Friday, May 25, 2012

Conservatives face big opposition to F-35s


Parliament Hill - Despite two months of trying to extract itself from the furor over plans to spend an estimated $25-billion on a fleet of F-35 stealth fighter jets, the Conservative government continues to face overwhelming public opposition over the controversial project.

Even a majority of Conservative Party supporters who are aware of the project favours other options than replacing Canada’s aging CF-18 fighter jets with the sophisticated and costly F-35s, according to a Forum Research poll.

The only place in Canada where support for the project has grown significantly since Auditor General Michael Ferguson released a highly critical report of the F-35 procurement at the beginning of April was Alberta, the survey this week found.

Nationally, only 21 per cent of voting age Canadians who were aware of the plan to buy the stealth fighters said the purchase should go ahead as planned.

Fully 66 per cent of Canadians who are aware of the F-35 acquisition said they believe the government misled Parliament and the Canadian public over the true costs of its purchase and maintenance—a minimum total of $25.1-billion over the next 20 years.

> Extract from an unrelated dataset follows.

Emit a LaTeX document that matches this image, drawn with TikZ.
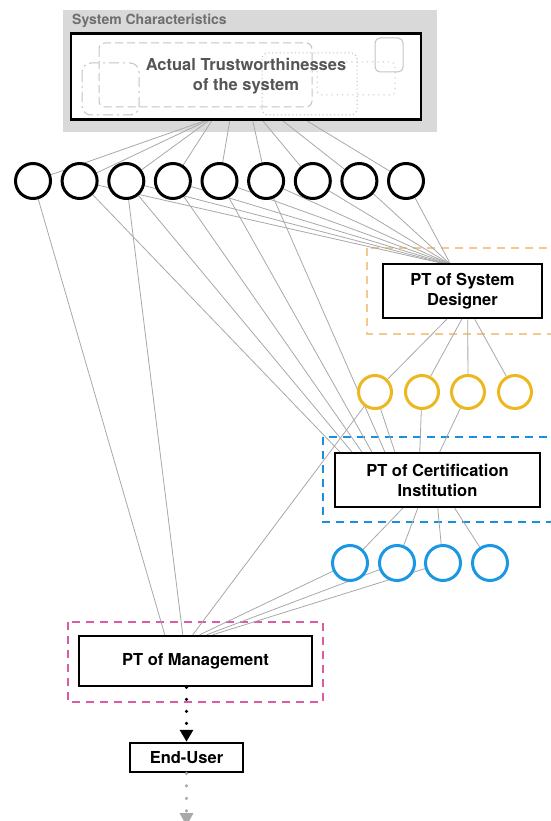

Although support for the F-35s has grown among respondents who declared the Conservative Party as their federal party preference, 57 per cent of the Conservative Party supporters preferred other options than the F-35 or didn’t know what the government should do.

The survey conducted on Wednesday, May 23 found a majority of the public at odds with Prime Minister Stephen Harper’s (Calgary Southwest, Alta.) government on another key front for the Conservatives—their attack against environmental groups with charitable tax status who have been lobbying against the Enbridge Inc. proposal to build a controversial pipeline to carry oilsands bitumen across Northern British Columbia for shipment to China and other Asian countries.

More than half of those who were surveyed, 51 per cent, said they believe the government should bar foreign oil companies from energy board hearings into the Enbridge plan and only 38 per cent said they believed foreign environmental groups should be barred from the hearings. Natural Resources Minister Joe Oliver (Eglinton Lawrence, Ont.) has claimed “radical” Canadian environmentalists campaigning against the pipeline are financed by foreign groups that want to intervene.